Thank you very much for your time

If anybody can help when I'd sure appreciate


----------



## Gonnabealright (Oct 24, 2013)

Sir, did you cheat on your wife? Is an indiscretion an emotional affair?
It's just really hard for me to as sympathetic to your cause if you also cheated on your wife. 

You both need to stop. Obviously she's still mad about what you did and is childishly paying you back. That is a very difficult situation. 

If you have not done what we here at TAM generally reccommend for a WS to do in order to start reconcilling, I suggest you read up on that and start doing it asap. I doubt you really made it right with her, atleast the way that most of us suggest. Sorry your here.


----------



## WolverineFan (Nov 26, 2013)

D_Clutt said:


> Now, that leaves me at the crossroads, do I still play the game of marriage or let go and and separate before it drives be totally flipping crazy.

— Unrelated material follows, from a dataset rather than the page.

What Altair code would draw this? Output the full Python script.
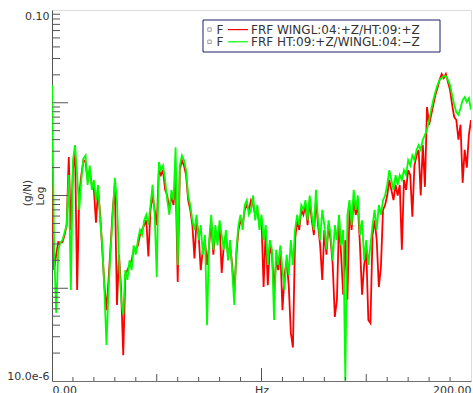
import altair as alt
import pandas as pd

# Frequency axis (Hz), 1 Hz resolution
freq_hz = list(range(0, 201))

# FRF magnitude (g/N): WINGL:04:+Z / HT:09:+Z
frf_wingl_ht = [
    1.3e-3, 1.57e-4, 2.3e-4, 3.15e-4, 3.1e-4, 3.15e-4, 3.75e-4, 4.8e-4, 2.6e-3, 4.25e-4,
    1.88e-3, 3.1e-3, 9.6e-5, 1.0e-3, 1.66e-3, 2.4e-3, 2.3e-3, 1.47e-3, 1.88e-3, 1.3e-3,
    1.15e-3, 5.1e-4, 1.15e-3, 6.2e-4, 2.6e-4, 1.08e-4, 5.8e-5, 1.23e-4, 2.9e-4, 7.0e-4,
    1.3e-3, 6.6e-5, 2.3e-4, 9.6e-5, 1.9e-5, 1.39e-4, 1.57e-4, 1.78e-4, 2.0e-4, 2.6e-4,
    2.6e-4, 2.9e-4, 3.75e-4, 4.25e-4, 4.8e-4, 5.4e-4, 2.2e-4, 7.0e-4, 1.0e-3, 7.0e-4,
    4.8e-4, 1.88e-3, 1.66e-3, 1.88e-3, 1.15e-3, 1.0e-3, 7.0e-4, 1.0e-3, 7.9e-4, 1.66e-3,
    1.17e-4, 1.88e-3, 2.4e-3, 2.1e-3, 1.66e-3, 8.9e-4, 7.0e-4, 4.8e-4, 2.1e-4, 5.4e-4,
    3.75e-4, 1.57e-4, 2.6e-4, 3.3e-4, 1.78e-4, 2.9e-4, 5.4e-4, 2.3e-4, 4.25e-4, 3.3e-4,
    4.8e-4, 1.46e-4, 2.9e-4, 3.75e-4, 2.3e-4, 2.9e-4, 1.78e-4, 8.9e-5, 2.3e-4, 4.25e-4,
    5.4e-4, 4.8e-4, 7.0e-4, 7.9e-4, 7.0e-4, 8.9e-4, 7.9e-4, 6.2e-4, 7.0e-4, 4.8e-4,
    5.4e-4, 1.03e-4, 4.25e-4, 1.08e-4, 2.9e-4, 2.3e-4, 9.6e-5, 2.0e-4, 1.57e-4, 2.6e-4,
    5.8e-5, 1.39e-4, 2.0e-4, 1.08e-4, 3.3e-5, 2.3e-5, 3.3e-4, 5.4e-4, 4.25e-4, 7.0e-4,
    6.2e-4, 7.9e-4, 4.8e-4, 8.9e-4, 5.4e-4, 3.75e-4, 8.9e-4, 4.8e-4, 2.9e-4, 1.23e-4,
    4.25e-4, 2.3e-4, 4.8e-4, 3.3e-4, 1.78e-4, 4.9e-5, 7.5e-5, 5.4e-4, 2.3e-4, 8.5e-5,
    3.3e-4, 7.5e-5, 7.0e-4, 4.25e-4, 8.9e-4, 6.2e-4, 7.9e-4, 2.9e-4, 8.5e-5, 1.78e-4,
    2.6e-4, 4.55e-5, 4.2e-5, 3.75e-4, 5.4e-4, 3.3e-4, 1.03e-4, 1.69e-4, 7.0e-4, 7.9e-4,
    1.0e-3, 1.47e-3, 1.15e-3, 8.9e-4, 1.3e-3, 1.0e-3, 1.3e-3, 2.6e-4, 1.47e-3, 1.15e-3,
    1.88e-3, 1.66e-3, 5.9e-4, 2.1e-3, 2.7e-3, 3.1e-3, 1.0e-3, 3.5e-3, 1.24e-3, 9.0e-3,
    5.8e-3, 7.4e-3, 9.5e-3, 1.21e-2, 1.44e-2, 1.76e-2, 2.04e-2, 1.85e-2, 2.04e-2, 1.67e-2,
    1.37e-2, 9.5e-3, 7.0e-3, 6.5e-3, 4.0e-3, 5.8e-3, 1.37e-3, 3.1e-3, 2.0e-3, 4.5e-3,
    6.5e-3,
]

# FRF magnitude (g/N): HT:09:+Z / WINGL:04:-Z
frf_ht_wingl = [
    1.55e-2, 2.6e-4, 5.4e-5, 2.6e-4, 3.1e-4, 3.3e-4, 4.0e-4, 4.8e-4, 1.66e-3, 9.6e-5,
    2.4e-3, 3.5e-3, 1.66e-3, 7.0e-4, 1.47e-3, 2.5e-3, 2.7e-3, 1.3e-3, 2.1e-3, 1.15e-3,
    1.47e-3, 8.9e-4, 1.3e-3, 5.4e-4, 2.9e-4, 9.6e-5, 2.45e-5, 9.6e-5, 2.6e-4, 6.2e-4,
    1.55e-3, 8.9e-4, 2.0e-4, 7.5e-5, 5.2e-5, 1.57e-4, 1.23e-4, 2.0e-4, 1.57e-4, 2.9e-4,
    2.3e-4, 3.3e-4, 4.25e-4, 3.75e-4, 5.4e-4, 6.2e-4, 4.8e-4, 7.9e-4, 1.3e-3, 6.2e-4,
    1.32e-4, 2.3e-3, 1.88e-3, 2.1e-3, 1.47e-3, 8.9e-4, 6.2e-4, 1.15e-3, 8.9e-4, 3.3e-3,
    1.78e-4, 2.1e-3, 2.7e-3, 2.4e-3, 1.88e-3, 1.0e-3, 7.9e-4, 5.4e-4, 4.25e-4, 6.2e-4,
    3.3e-4, 4.8e-4, 2.3e-4, 3.75e-4, 4.0e-5, 3.3e-4, 6.2e-4, 2.6e-4, 4.8e-4, 2.9e-4,
    5.4e-4, 3.75e-4, 2.6e-4, 4.25e-4, 2.0e-4, 3.3e-4, 1.57e-4, 6.6e-5, 2.6e-4, 4.8e-4,
    6.2e-4, 4.25e-4, 7.9e-4, 8.9e-4, 6.2e-4, 7.0e-4, 1.0e-3, 5.4e-4, 7.9e-4, 4.25e-4,
    6.2e-4, 3.3e-4, 4.8e-4, 1.78e-4, 3.3e-4, 2.6e-4, 4.55e-5, 2.6e-4, 1.78e-4, 2.9e-4,
    1.57e-4, 9.6e-5, 2.3e-4, 1.39e-4, 3.3e-4, 1.78e-4, 4.25e-4, 6.2e-4, 4.8e-4, 7.9e-4,
    7.0e-4, 8.9e-4, 5.4e-4, 1.0e-3, 6.2e-4, 4.25e-4, 1.15e-3, 5.4e-4, 3.3e-4, 7.0e-4,
    4.8e-4, 2.6e-4, 5.4e-4, 3.75e-4, 2.0e-4, 4.8e-4, 3.3e-4, 6.2e-4, 2.9e-4, 4.25e-4,
    1.02e-5, 6.2e-4, 8.9e-4, 4.8e-4, 1.15e-3, 7.0e-4, 1.0e-3, 3.75e-4, 5.4e-4, 2.0e-4,
    3.3e-4, 1.78e-4, 2.9e-4, 4.8e-4, 7.0e-4, 4.25e-4, 7.9e-4, 6.2e-4, 8.9e-4, 1.0e-3,
    1.3e-3, 1.88e-3, 1.47e-3, 1.15e-3, 1.66e-3, 1.3e-3, 1.66e-3, 1.47e-3, 1.88e-3, 1.66e-3,
    2.4e-3, 2.1e-3, 2.7e-3, 2.4e-3, 3.1e-3, 3.5e-3, 3.1e-3, 4.0e-3, 4.5e-3, 5.1e-3,
    6.5e-3, 8.4e-3, 1.07e-2, 1.31e-2, 1.55e-2, 1.76e-2, 1.85e-2, 1.94e-2, 1.94e-2, 1.76e-2,
    1.55e-2, 1.21e-2, 9.5e-3, 7.9e-3, 7.4e-3, 8.8e-3, 1.07e-2, 1.15e-2, 1.02e-2, 1.12e-2,
    8.4e-3,
]

series_names = ["FRF WINGL:04:+Z/HT:09:+Z", "FRF HT:09:+Z/WINGL:04:\u2212Z"]
series_colors = ["#ff0000", "#00ff00"]

# Axis labels shown at the axis ends (and the unit in the middle of x)
x_label_values = [0, 100, 200]
x_label_texts = ["0.00", "Hz", "200.00"]
y_label_values = [1e-5, 0.1]
y_label_texts = ["10.0e-6", "0.10"]
y_title_lines = ["(g/N)", "Log"]

# Inward tick marks
y_major_ticks = [1e-4, 1e-3, 1e-2]
y_minor_ticks = [m * d for d in (1e-5, 1e-4, 1e-3, 1e-2) for m in range(2, 10)]
x_minor_ticks = [10, 20, 30, 40, 60, 70, 80, 90, 110, 120, 130, 140, 160, 170, 180, 190]
x_mid_ticks = [50, 150]
x_major_ticks = [100]

W, H = 419, 371
FONT = "DejaVu Sans"
TXT = "#333333"

x_expr = " : ".join(
    f"datum.value == {v} ? '{t}'" for v, t in zip(x_label_values[:-1], x_label_texts[:-1])
) + f" : '{x_label_texts[-1]}'"
y_expr = f"datum.value < 0.001 ? '{y_label_texts[0]}' : '{y_label_texts[1]}'"

x_enc = alt.X(
    "hz:Q",
    scale=alt.Scale(domain=[0, 200], nice=False, zero=False),
    axis=alt.Axis(
        values=x_label_values, labelExpr=x_expr, labelFlush=True, ticks=False,
        grid=False, title=None, labelFont=FONT, labelFontSize=11, labelColor=TXT,
        labelPadding=3, domainColor="#6e6e6e",
    ),
)
y_enc = alt.Y(
    "mag:Q",
    scale=alt.Scale(type="log", domain=[1e-5, 0.1], nice=False),
    axis=alt.Axis(
        values=y_label_values, labelExpr=y_expr, labelFlush=True, ticks=False,
        grid=False, title=None,
        labelFont=FONT, labelFontSize=11, labelColor=TXT, labelPadding=3,
        domainColor="#555555",
    ),
)

red_df = pd.DataFrame({"hz": freq_hz, "mag": frf_wingl_ht})
green_df = pd.DataFrame({"hz": freq_hz, "mag": frf_ht_wingl})

red_line = alt.Chart(red_df).mark_line(color=series_colors[0], strokeWidth=1.8, clip=True).encode(
    x=x_enc, y=y_enc
)
green_line = alt.Chart(green_df).mark_line(color=series_colors[1], strokeWidth=1.8, clip=True).encode(
    x=x_enc, y=y_enc
)

tick_color = "#555555"
y_major = alt.Chart(pd.DataFrame({"mag": y_major_ticks})).mark_rule(color=tick_color, strokeWidth=1).encode(
    y=y_enc, x=alt.value(0), x2=alt.value(16)
)
y_minor = alt.Chart(pd.DataFrame({"mag": y_minor_ticks})).mark_rule(color=tick_color, strokeWidth=1).encode(
    y=y_enc, x=alt.value(0), x2=alt.value(8)
)
x_minor = alt.Chart(pd.DataFrame({"hz": x_minor_ticks})).mark_rule(color=tick_color, strokeWidth=1).encode(
    x=x_enc, y=alt.value(H), y2=alt.value(H - 4)
)
x_mid = alt.Chart(pd.DataFrame({"hz": x_mid_ticks})).mark_rule(color=tick_color, strokeWidth=1).encode(
    x=x_enc, y=alt.value(H), y2=alt.value(H - 7)
)
x_major = alt.Chart(pd.DataFrame({"hz": x_major_ticks})).mark_rule(color=tick_color, strokeWidth=1).encode(
    x=x_enc, y=alt.value(H), y2=alt.value(H - 13)
)

# Rotated y-axis title: unit and scale type side by side
title_layers = []
for line, tx, ty in zip(y_title_lines, [-24.5, -11.5], [183, 186]):
    title_layers.append(
        alt.Chart(pd.DataFrame({"t": [line]})).mark_text(
            angle=270, align="center", baseline="middle", font=FONT, fontSize=10.5, color=TXT
        ).encode(x=alt.value(tx), y=alt.value(ty), text="t:N")
    )

# Legend box in the upper right of the plot
one = pd.DataFrame({"k": [0]})
legend_box = alt.Chart(one).mark_rect(fill="white", stroke="#1f1f6b", strokeWidth=1).encode(
    x=alt.value(151), x2=alt.value(388), y=alt.value(10), y2=alt.value(42)
)
legend_layers = [legend_box]
row_y = [19.6, 31.8]
for name, color, ry in zip(series_names, series_colors, row_y):
    d = pd.DataFrame({"label": [name]})
    legend_layers.append(
        alt.Chart(d).mark_point(shape="square", size=12, filled=False, color="#555555", strokeWidth=0.8).encode(
            x=alt.value(157.5), y=alt.value(ry)
        )
    )
    legend_layers.append(
        alt.Chart(d).mark_text(align="left", baseline="middle", font=FONT, fontSize=12, color=TXT).encode(
            x=alt.value(164.5), y=alt.value(ry), text=alt.value("F")
        )
    )
    legend_layers.append(
        alt.Chart(d).mark_rule(color=color, strokeWidth=1.2).encode(
            x=alt.value(176), x2=alt.value(196), y=alt.value(ry)
        )
    )
    legend_layers.append(
        alt.Chart(d).mark_text(align="left", baseline="middle", font=FONT, fontSize=12, color=TXT).encode(
            x=alt.value(199), y=alt.value(ry), text="label:N"
        )
    )

chart = alt.layer(
    red_line, green_line, y_major, y_minor, x_minor, x_mid, x_major, *title_layers, *legend_layers
).properties(
    width=W, height=H,
    autosize=alt.AutoSizeParams(type="none"),
    padding={"left": 52, "top": 10, "right": 2, "bottom": 12},
).configure_view(
    stroke="#8c8c8c", strokeWidth=1
).configure(background="white")

chart.save("out.html", embed_options={"renderer": "svg", "actions": False})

The very first thought that comes to mind is that marriage is not a "game". You guys have been through a lot together and it seems like you are at another cross-roads for sure. What do you think is waiting out there if you decide to leave this marriage? Have you guys ever gotten help to deal with the hurt and pain of the past? What are you doing now to make your wife feel like you love her and are committed? 

I ask these questions because I truly believe that marriage is a lifelong commitment "in sickness and in health...until death do us part." I may be old fashioned but I went through an unwanted divorce 4 1/2 years ago and wish I could go back and undo all the crap I did to mess it up. Being 50+ and single is not all that great from my perspective.


----------